The incorporation of numerous suburbs between 1883 and 1918 expanded the city area fivefold. However, these were mostly communities with poor working-class neighbourhoods that had overstretched themselves financially in terms of infrastructure development. Coupled with the social impact of the First World War, the City of Montreal accumulated such a heavy debt burden that the provincial government had to place it under trusteeship from 1918 to 1921. The 1920s were marked by the rise of the service sector.
Relative loss of importance and structural change
The Great Depression that began in 1929 had serious repercussions for Montreal. Industry, which was largely based on the processing of natural raw materials and thus dependent on exports, was particularly hard hit. Unemployment rose rapidly, to which the city government attempted to respond with job creation measures. Declining tax revenues and sharply rising social expenditures strained the city budget; compounding the problem was the fact that religious, social, and educational institutions were exempt from property taxes. The city resisted demands from businessmen to lower taxes and instead instituted the first sales tax in the county in 1935. Nevertheless, the financial situation deteriorated visibly, and the city had to be placed under trusteeship again from 1940 to 1944. The war economy during the Second World War temporarily provided full employment; due to rising tax revenues, the debt burden was quickly reduced.
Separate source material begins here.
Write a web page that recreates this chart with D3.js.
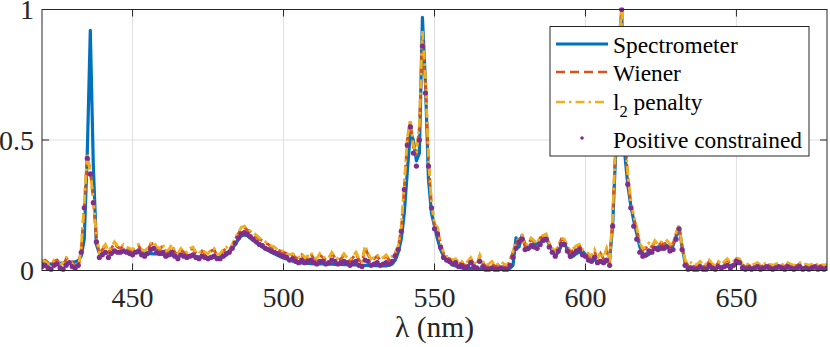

Montreal gradually lost its economic pre-eminence. Foreign trade was no longer oriented towards Europe, but towards the United States; in domestic trade, Western Canada played an increasingly important role. Centrally located Toronto benefited from this and rose to become the new economic centre. After the opening of the St. Lawrence Seaway in 1959, ocean-going ships were able to sail as far as the Great Lakes. The economic realignment was also associated with a loss of importance for Montreal's Anglophone elite. During the "Quiet Revolution" of the 1960s, Francophone society underwent a sweeping modernization. It pushed back the influence of the Catholic Church, took control of its own economy and became more self-confident. In the process, a separatist movement also emerged. The left-wing terrorist group Front de libération du Québec carried out numerous attacks in the greater Montreal area until it was crushed in 1970 in the wake of the October Crisis. The separatist Parti Québécois first formed the government in 1976, and in 1977 enacted the Charter of the French Language, which guaranteed the primacy of French in all areas of life. Major companies then moved their headquarters to Toronto, either to continue doing business in English or because they lacked French-speaking staff.
With the displacement of industry by the service sector, the cityscape of Montreal changed fundamentally. Numerous skyscrapers were built and the city centre shifted away from the riverfront old town (Vieux-Montréal) closer to Mont Royal. New highways and bridges provided faster connections to the suburbs, and the residential belt began to spread beyond the High Elaga Archipelago. The completion of the basic network of the Montreal Metro in 1966/67 enabled the emergence of the widely ramified underground city (Ville intérieure) on the one hand, and on the other, a new island in the St. Lawrence River, Île Notre-Dame, was filled in with the excavated material. On this island, as well as on the neighbouring Île Sainte-Hélène, the World's Fair Expo 67 took place in 1967, which was also the main event of Canada's centennial celebration.
As the venue of the 1976 Summer Olympics, Montreal was once again the focus of world attention. A boycott by numerous African countries overshadowed the event. Massive cost overruns in the construction of the Olympic Village and the sports facilities in the Olympic Park led to the accumulation of a mountain of debt amounting to 1.5 billion Canadian dollars. To pay off the debt, the province had to impose a special tax on tobacco products. The roof of the Olympic stadium, which was still missing at the time of the Games, was completed after an eleven-year delay, and the debt was not finally paid off until 2006.
Economic growth in the 1980s was lower than in many other major Canadian cities. By the 1990s, however, Montreal's economic environment had improved significantly as new businesses and institutions began to replace traditional industries. In 1992, the city celebrated its 350th anniversary with numerous cultural events. The opening of the city's two tallest skyscrapers that same year conspicuously symbolized Montreal's resurgence. A major urban renewal project at the beginning of the 21st century persuaded several international organizations to relocate their headquarters to Montreal.
Mergers and spin-offs
In 2001, the provincial government of the Parti Québécois decided on numerous municipal mergers; among other things, the merger of all municipalities on Île de Montreal was planned. The government argued that larger cities would be more efficient and better able to compete with other Canadian metropolises that had already expanded their territories. Opposition to the forced mergers was particularly fierce in the predominantly Anglophone territory of West Island. Opponents expressed concerns that the autonomy of the suburbs would be lost, the tax burden would increase, and language minorities would lose influence in the majority Francophone city.
Despite concerns, the government pushed through the unification of 27 municipalities with Montreal on January 1, 2002. The provincial elections in April 2003 were won by the Parti libéral du Québec, which is traditionally close to the Anglophones. One of its election promises was to put mergers throughout Québec to a referendum after the fact. But the new government set conditions that were difficult to meet. First, one-tenth of all registered voters had to sign a petition to bring about a vote. Second, at least 35% of all registered voters had to approve, so a simple majority was not enough for secession.
Votes were held in 22 former municipalities on July 20, 2004. All of the municipalities voted to secede from Montreal, but Anjou, LaSalle, L'Île-Bizard, Pierrefonds, Roxboro, Sainte-Geneviève and Saint-Laurent failed to reach a quorum, and these municipalities remained with the city for good. There were no votes in Lachine, Montréal-Nord, Outremont, Saint-Léonard and Verdun. The remaining 15 municipalities were reconstituted on January 1, 2006, but were required to cede many of their former powers to the federation of municipalities. Notwithstanding the spin-offs, the ultimate result for Montreal was a doubling of its urban area and an increase in population from one million to 1.6 million inhabitants.